To Haidt's credit he did at least try a rebuttal, which is better than most situations in modern academia where outside criticisms are just ignored entirely. But he lost that debate because his responses were bad, and in this article he doubles down on the bad arguments he made last time.

He attempts to suggest that the large number of studies he collected with Twenge means there must be something there. This argument fails because when Brown randomly spot checked some of his cited studies they were all of garbage quality. Often they had nothing to do with social media at all. Haidt's response was the same as in this article: they can't all be wrong! But yes, yes they can all be wrong and Brown has strongly shown that this is likely to be the case.
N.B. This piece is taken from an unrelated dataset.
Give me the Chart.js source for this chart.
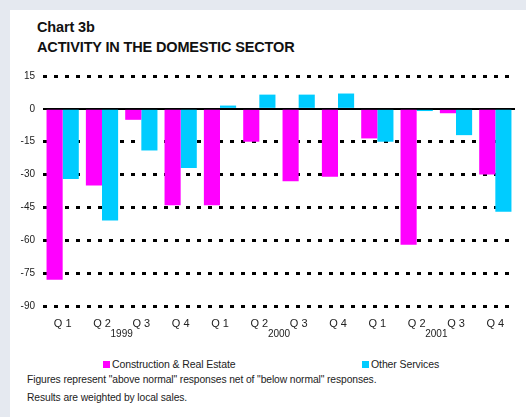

Then Haidt suggests that you can derive signal from a large pile of bad studies, because if the null hypothesis were true then you'd see random results. But you can't assume that due to publishing biases, spurious correlations and other problems. For example he says that if social media didn't affect mental health, then there'd be no gender signal. That doesn't make sense. It's possible for girls to have worse mental health, and spend more time on social media, and for social media to not be the cause.

After making spurious correlation/causation arguments and denying he's doing so, he moves on to an even worse problem making his entire theory is unfalsifiable:

> much of my book is about the collective action traps that entire communities of adolescents fall into when they move their social lives onto these platforms, such that it becomes costly to abstain. It is at that point that collective mental health declines most sharply, and the individuals who try to quit find that they are socially isolated. The skeptics do not consider the ways that these network or group-level effects may obscure individual-level effects, and may be much larger than the individual-level effects.

In other words you can't even attempt to establish causality by cutting out social media use and seeing if it affects depression, because he will just immediately change his claim to assert that it was the ambient social-media-ness of society causing the depression (a much harder hypothesis to prove), and thus individual interventions can't help. And because this hypothesis is so vague, he can always fall back to claiming that whatever group intervention size is tried it wasn't big enough.

His whole essay is full of problems like this. It's basically a Gish Gallop. Vast reams of unusable paper is presented, along with panicked assertions that it's unreasonable to request valid evidence or a testable hypothesis before making law, due to the nature of the (self declared) emergency: a classic circular argument of the sort that emerges way too often in public health spheres.

There's actually a better supported alternative line of work that shows a completely different and much stronger correlation related to political ideology. But of course Haidt would rather not discuss that, as it's not amenable to legislation.